I have these two settings
NUTS(500, 0.65) and
NUTS(0, 0.65) and get very different results. Is it expected? if yes why?
I was expecting both to be similar if not exact as both run for 1500 particles.
chain = sample(model, NUTS(500, 0.65), MCMCThreads(), 1000, 1; save_state = true)
chain = sample(model, NUTS(0, 0.65), MCMCThreads(), 1500, 1; save_state = true)
Yes, the NUTS algorithm spends a bunch of effort to find an appropriate step size and mass matrix and to get into the high probability region during warmup, you have told it to do no warmup at all and that will be basically disastrous. I typically do 100-500 warmup steps as a matter of course.
ohh okay. Is there any percentage wrt iteration number for warmup or 100-500 works for even long iterations?

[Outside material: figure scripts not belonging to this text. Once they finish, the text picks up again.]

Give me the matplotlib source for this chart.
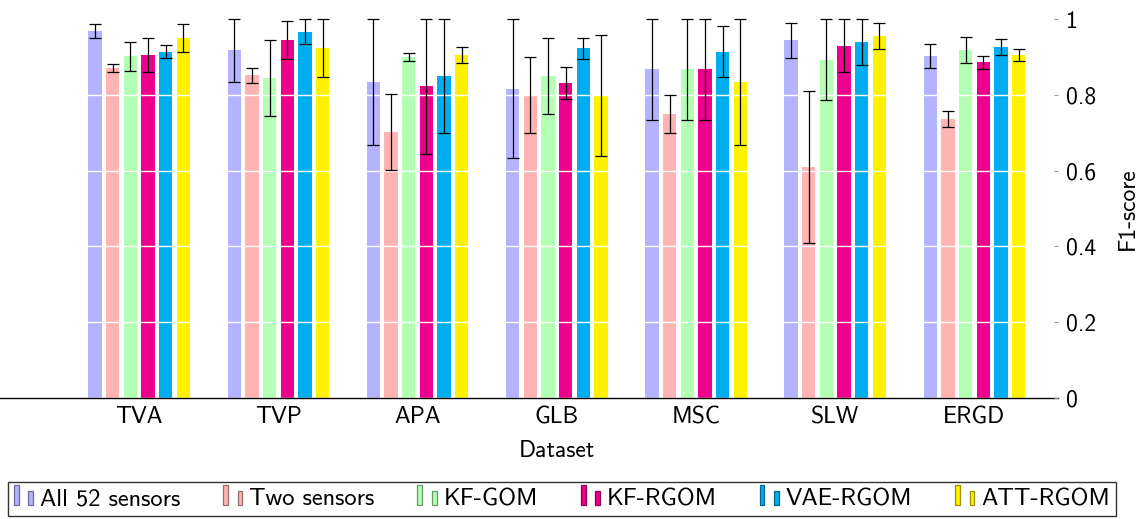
import numpy as np
import matplotlib
matplotlib.use("Agg")
import matplotlib.pyplot as plt
import matplotlib.patches as mpatches
from matplotlib.legend_handler import HandlerBase
import matplotlib.colors as mcolors

plt.rcParams['font.family'] = ['cmss10', 'DejaVu Sans']
plt.rcParams['axes.unicode_minus'] = False

datasets = ["TVA", "TVP", "APA", "GLB", "MSC", "SLW", "ERGD"]
methods = ["All 52 sensors", "Two sensors", "KF-GOM", "KF-RGOM", "VAE-RGOM", "ATT-RGOM"]
colors = ["#b3b3ff", "#ffb3b3", "#b3ffb3", "#ec008c", "#00aeef", "#fff200"]

all52 = [0.968, 0.917, 0.834, 0.816, 0.867, 0.944, 0.902]
all52_err = [0.018, 0.083, 0.167, 0.183, 0.133, 0.046, 0.032]
two = [0.871, 0.851, 0.701, 0.799, 0.750, 0.609, 0.736]
two_err = [0.011, 0.021, 0.100, 0.100, 0.050, 0.200, 0.020]
kfgom = [0.902, 0.844, 0.900, 0.850, 0.867, 0.892, 0.918]
kfgom_err = [0.038, 0.100, 0.010, 0.100, 0.133, 0.107, 0.034]
kfrgom = [0.905, 0.945, 0.822, 0.831, 0.867, 0.930, 0.886]
kfrgom_err = [0.046, 0.051, 0.178, 0.042, 0.133, 0.070, 0.017]
vae = [0.914, 0.967, 0.850, 0.923, 0.914, 0.939, 0.926]
vae_err = [0.017, 0.033, 0.150, 0.028, 0.067, 0.060, 0.022]
att = [0.950, 0.923, 0.905, 0.799, 0.834, 0.955, 0.904]
att_err = [0.036, 0.077, 0.020, 0.160, 0.167, 0.035, 0.016]

series = [all52, two, kfgom, kfrgom, vae, att]
errors = [all52_err, two_err, kfgom_err, kfrgom_err, vae_err, att_err]

yticks = [0, 0.2, 0.4, 0.6, 0.8, 1.0]
ytick_labels = ["0", "0.2", "0.4", "0.6", "0.8", "1"]

W, H = 1142, 519
fig = plt.figure(figsize=(W / 100, H / 100), dpi=100)
ax = fig.add_axes([0.0, 1 - 398 / H, 1058 / W, (398 - 19) / H])

x = np.arange(len(datasets))
step = 0.127
bw = 0.0957
fs = 17
lfs = 17.6

for i, (vals, errs, c) in enumerate(zip(series, errors, colors)):
    vals = np.array(vals)
    errs = np.array(errs)
    up = np.minimum(vals + errs, 1.0) - vals
    pos = x + (i - 2.5) * step
    ax.bar(pos, vals, width=bw, color=c, edgecolor='none', zorder=1)
    ax.errorbar(pos, vals, yerr=[errs, up], fmt='none', ecolor='black',
                elinewidth=0.9, capsize=4, capthick=0.9, zorder=3, clip_on=False)

ax.set_xlim(-1.0, 6.6)
ax.set_ylim(0, 1.0)
ax.set_axisbelow(False)
ax.yaxis.grid(True, color='white', linewidth=1.0, zorder=2)
ax.set_yticks(yticks, labels=ytick_labels)
ax.set_xticks(x, labels=datasets)
ax.yaxis.tick_right()
ax.yaxis.set_label_position('right')
ax.tick_params(axis='y', direction='in', length=3, color='#999999', labelsize=fs, pad=6)
ax.tick_params(axis='x', length=0, labelsize=fs, pad=6)
for s in ['top', 'left', 'right']:
    ax.spines[s].set_visible(False)
ax.spines['bottom'].set_linewidth(1.0)
ax.set_xlabel("Dataset", fontsize=fs)
ax.xaxis.set_label_coords(557 / 1058, -(440 - 398) / 379)
ax.set_ylabel("F1-score", fontsize=fs)
ax.yaxis.set_label_coords(1 + (1117 - 1058) / 1058, 0.5)


class TwoBarHandler(HandlerBase):
    def create_artists(self, legend, orig_handle, xdescent, ydescent,
                       width, height, fontsize, trans):
        fc = orig_handle.get_facecolor()
        rgb = np.array(mcolors.to_rgb(fc))
        ec = tuple(rgb * 0.6)
        bwid = width * 0.24
        x0 = -xdescent
        r1 = mpatches.Rectangle((x0, -ydescent), bwid, height * 1.15,
                                facecolor=fc, edgecolor=ec, linewidth=0.9, transform=trans)
        r2 = mpatches.Rectangle((x0 + width * 0.72, -ydescent), bwid, height * 0.85,
                                facecolor=fc, edgecolor=ec, linewidth=0.9, transform=trans)
        return [r1, r2]


proxies = [mpatches.Patch(facecolor=c) for c in colors]
leg = fig.legend(proxies, methods, ncol=6, loc='center',
                 bbox_to_anchor=(562 / W, 1 - 499 / H),
                 handler_map={mpatches.Patch: TwoBarHandler()},
                 fontsize=lfs, frameon=True, fancybox=False, edgecolor='black',
                 handlelength=0.82, handletextpad=0.25, columnspacing=1.75,
                 borderpad=0.25, handleheight=0.7, borderaxespad=0)
leg.get_frame().set_linewidth(1.0)

fig.savefig("out.png", dpi=100)
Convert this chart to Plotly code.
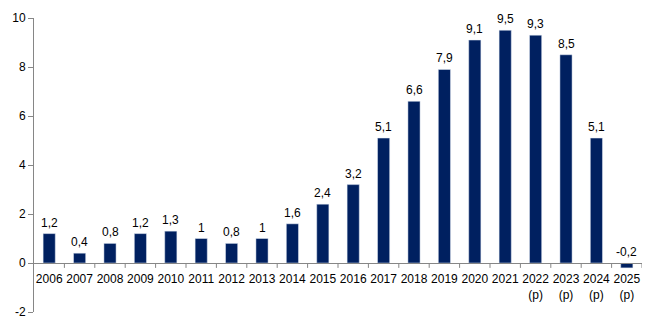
import plotly.graph_objects as go

categories = ["2006", "2007", "2008", "2009", "2010", "2011", "2012", "2013", "2014", "2015",
              "2016", "2017", "2018", "2019", "2020", "2021", "2022<br>(p)", "2023<br>(p)",
              "2024<br>(p)", "2025<br>(p)"]
values = [1.2, 0.4, 0.8, 1.2, 1.3, 1.0, 0.8, 1.0, 1.6, 2.4,
          3.2, 5.1, 6.6, 7.9, 9.1, 9.5, 9.3, 8.5, 5.1, -0.2]
y_ticks = [-2, 0, 2, 4, 6, 8, 10]

def fmt(v):
    return ("%g" % v).replace(".", ",")

idx = list(range(len(categories)))

fig = go.Figure()
fig.add_trace(go.Bar(x=idx, y=values, marker_color="#002060", width=0.4,
                     hoverinfo="skip"))

for i, v in zip(idx, values):
    fig.add_annotation(x=i, y=max(v, 0), text=fmt(v), showarrow=False,
                       yanchor="bottom", yshift=2,
                       font=dict(family="Liberation Sans, Arial", size=12, color="#000"))

fig.update_layout(
    width=653, height=330,
    margin=dict(l=34, r=11, t=15, b=15),
    plot_bgcolor="white", paper_bgcolor="white",
    showlegend=False,
    font=dict(family="Liberation Sans, Arial", size=12, color="#000"),
    xaxis=dict(range=[-0.5, len(categories) - 0.5], tickvals=idx, ticktext=categories,
               anchor="free", position=1/6, showline=True, tickangle=0,
               linecolor="#868686", linewidth=1, ticks="", showgrid=False, zeroline=False,
               ticklabelstandoff=5, tickfont=dict(size=12)),
    yaxis=dict(range=[-2, 10], tickvals=y_ticks, ticktext=[str(t) for t in y_ticks],
               showline=True, linecolor="#868686",
               linewidth=1, ticks="outside", ticklen=5, tickcolor="#868686",
               showgrid=False, zeroline=False, tickfont=dict(size=12)),
)

# boundary tick marks on the x axis
for b in range(1, len(categories) + 1):
    fig.add_shape(type="line", xref="x", yref="y", x0=b - 0.5, x1=b - 0.5, y0=0, y1=-0.2,
                  line=dict(color="#868686", width=1))

fig.write_html("out.html")
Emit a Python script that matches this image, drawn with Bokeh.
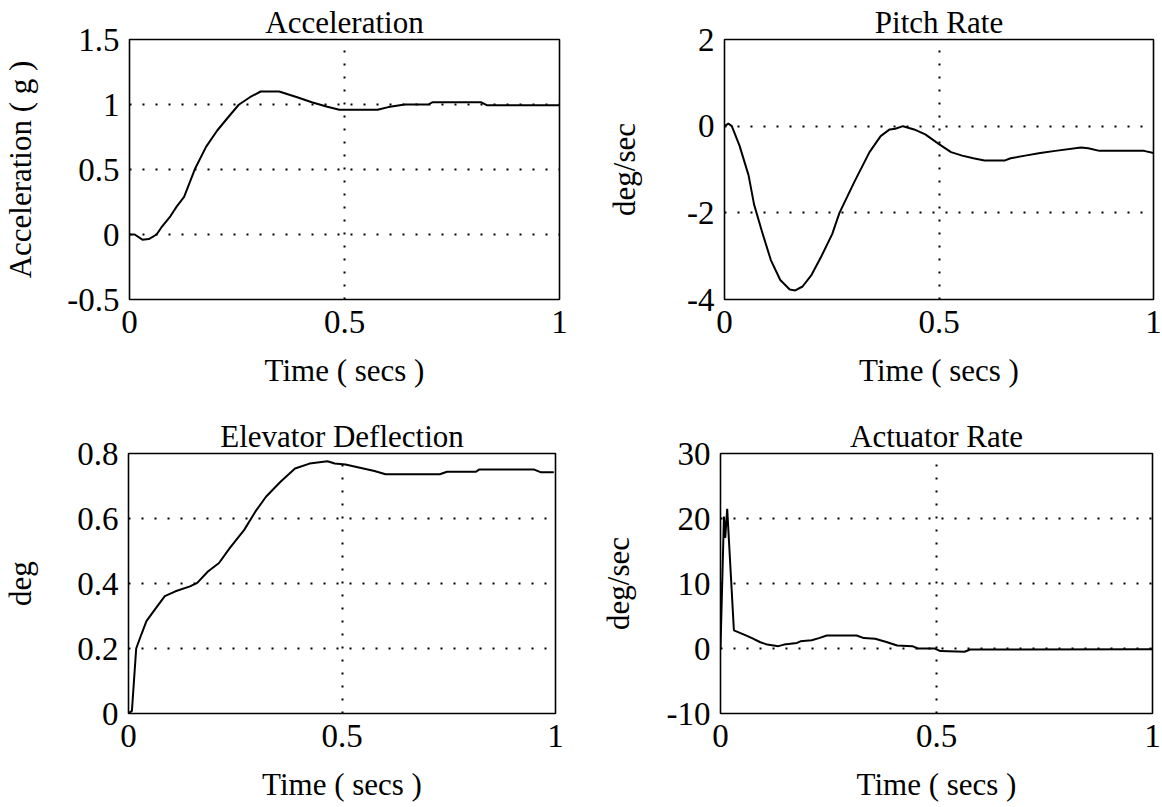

It’s not so much percentage it’s just that the warmup needs to go far enough that it has converged into the high probability region. what determines the needed steps is the geometry of the high probability manifold. If it requires a lot of curving around in high dimensional space then it will need more time if it’s a simple low dimensional model it may converge faster.
Is there any way that we do these warmup but can still get chain plot from 0 rather from end of warm up?
I’m not sure. During warmup the process is adaptive and doesn’t have a stationary distribution yet. You normally don’t want those steps.